Chaque association familiale ou fédération d'associations familiales, dans la limite de ses statuts, conserve le droit de représenter auprès des pouvoirs publics les intérêts dont elle a assumé la charge. »
■ Déclaration des droits de l’homme et du citoyen de 1789
« La Loi est l'expression de la volonté générale. Tous les Citoyens ont droit de concourir personnellement, ou par leurs Représentants, à sa formation. Elle doit être la même pour tous, soit qu'elle protège, soit qu'elle punisse. Tous les Citoyens étant égaux à ses yeux sont également admissibles à toutes dignités, places et emplois publics, selon leur capacité, et sans autre distinction que celle de leurs vertus et de leurs talents. »
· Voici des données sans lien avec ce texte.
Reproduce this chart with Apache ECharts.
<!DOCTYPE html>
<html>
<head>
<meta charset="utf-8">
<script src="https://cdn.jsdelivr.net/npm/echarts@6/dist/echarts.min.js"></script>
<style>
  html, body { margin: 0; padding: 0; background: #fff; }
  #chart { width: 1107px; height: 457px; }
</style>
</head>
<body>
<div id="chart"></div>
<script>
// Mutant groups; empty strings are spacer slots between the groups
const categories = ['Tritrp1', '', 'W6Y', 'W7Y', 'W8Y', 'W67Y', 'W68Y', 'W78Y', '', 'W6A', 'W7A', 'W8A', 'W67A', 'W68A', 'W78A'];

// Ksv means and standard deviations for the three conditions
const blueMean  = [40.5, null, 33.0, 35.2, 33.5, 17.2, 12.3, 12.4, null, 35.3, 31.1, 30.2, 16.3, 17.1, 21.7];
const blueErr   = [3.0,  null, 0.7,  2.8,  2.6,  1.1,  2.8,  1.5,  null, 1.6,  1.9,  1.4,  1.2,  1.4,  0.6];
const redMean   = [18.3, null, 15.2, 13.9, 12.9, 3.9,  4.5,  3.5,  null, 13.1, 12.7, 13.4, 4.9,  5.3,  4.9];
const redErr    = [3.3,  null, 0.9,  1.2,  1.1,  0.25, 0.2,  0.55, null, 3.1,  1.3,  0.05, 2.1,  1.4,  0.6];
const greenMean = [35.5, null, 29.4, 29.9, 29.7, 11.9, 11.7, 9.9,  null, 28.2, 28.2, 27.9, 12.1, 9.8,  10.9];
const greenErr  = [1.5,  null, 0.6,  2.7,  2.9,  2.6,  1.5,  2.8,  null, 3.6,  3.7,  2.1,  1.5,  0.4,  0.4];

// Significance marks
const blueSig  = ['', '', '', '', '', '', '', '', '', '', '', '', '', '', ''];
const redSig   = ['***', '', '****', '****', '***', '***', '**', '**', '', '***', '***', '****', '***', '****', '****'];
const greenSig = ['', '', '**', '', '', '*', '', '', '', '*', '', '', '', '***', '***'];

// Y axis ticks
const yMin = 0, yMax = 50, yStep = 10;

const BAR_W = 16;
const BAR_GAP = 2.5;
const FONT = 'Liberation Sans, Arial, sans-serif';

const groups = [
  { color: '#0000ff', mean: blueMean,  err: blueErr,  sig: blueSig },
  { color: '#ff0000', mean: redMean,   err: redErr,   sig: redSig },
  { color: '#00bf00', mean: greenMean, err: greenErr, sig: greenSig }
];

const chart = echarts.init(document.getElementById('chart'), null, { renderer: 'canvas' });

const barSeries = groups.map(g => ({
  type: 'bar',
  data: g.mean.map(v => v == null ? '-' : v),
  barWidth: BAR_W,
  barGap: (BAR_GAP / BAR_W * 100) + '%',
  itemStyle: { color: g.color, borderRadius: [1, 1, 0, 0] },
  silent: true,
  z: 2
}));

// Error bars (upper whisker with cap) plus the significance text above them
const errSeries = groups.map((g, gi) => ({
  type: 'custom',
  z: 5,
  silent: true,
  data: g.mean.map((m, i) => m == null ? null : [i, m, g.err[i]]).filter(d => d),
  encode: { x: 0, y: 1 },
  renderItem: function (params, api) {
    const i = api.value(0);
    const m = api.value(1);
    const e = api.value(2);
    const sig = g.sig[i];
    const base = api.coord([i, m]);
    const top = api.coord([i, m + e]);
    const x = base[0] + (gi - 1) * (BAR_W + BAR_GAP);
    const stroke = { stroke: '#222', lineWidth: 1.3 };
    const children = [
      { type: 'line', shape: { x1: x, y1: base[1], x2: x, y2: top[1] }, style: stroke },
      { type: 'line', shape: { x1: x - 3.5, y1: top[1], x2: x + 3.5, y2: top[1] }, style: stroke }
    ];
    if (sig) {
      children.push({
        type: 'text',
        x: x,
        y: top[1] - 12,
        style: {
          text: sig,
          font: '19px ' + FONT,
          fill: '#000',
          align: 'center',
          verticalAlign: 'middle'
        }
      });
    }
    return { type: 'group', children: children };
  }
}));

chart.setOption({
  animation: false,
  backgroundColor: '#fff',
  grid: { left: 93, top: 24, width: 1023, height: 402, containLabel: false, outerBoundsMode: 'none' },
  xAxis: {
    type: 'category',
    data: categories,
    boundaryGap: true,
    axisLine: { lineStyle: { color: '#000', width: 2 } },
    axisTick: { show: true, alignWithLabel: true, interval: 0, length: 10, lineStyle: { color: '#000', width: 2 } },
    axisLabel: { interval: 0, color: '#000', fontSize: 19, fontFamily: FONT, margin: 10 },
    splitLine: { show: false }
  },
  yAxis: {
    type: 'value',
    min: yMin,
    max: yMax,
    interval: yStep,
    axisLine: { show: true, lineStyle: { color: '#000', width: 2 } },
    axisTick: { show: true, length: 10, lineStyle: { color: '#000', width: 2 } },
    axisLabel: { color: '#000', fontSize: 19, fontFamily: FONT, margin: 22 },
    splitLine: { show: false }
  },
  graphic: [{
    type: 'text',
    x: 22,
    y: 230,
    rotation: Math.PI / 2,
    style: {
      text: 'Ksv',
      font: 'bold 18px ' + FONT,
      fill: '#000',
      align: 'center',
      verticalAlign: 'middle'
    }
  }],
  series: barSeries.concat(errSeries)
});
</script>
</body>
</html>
« La libre communication des pensées et des opinions est un des droits les plus précieux de l'Homme : tout Citoyen peut donc parler, écrire, imprimer librement, sauf à répondre de l'abus de cette liberté dans les cas déterminés par la Loi. »
■ Cons const. du 6 août 2009, Loi réaffirmant le principe du repos dominical et visant à adapter les dérogations à ce principe dans les communes et zones touristiques et thermales ainsi que dans certaines grandes agglomérations pour les salariés volontaires, n° 2009-588 DC.
■ Cons. const. du 16 juill. 1971, Loi complétant les dispositions des articles 5 et 7 de la loi du 1er juillet 1901 relative au contrat d'association, n° 71-44.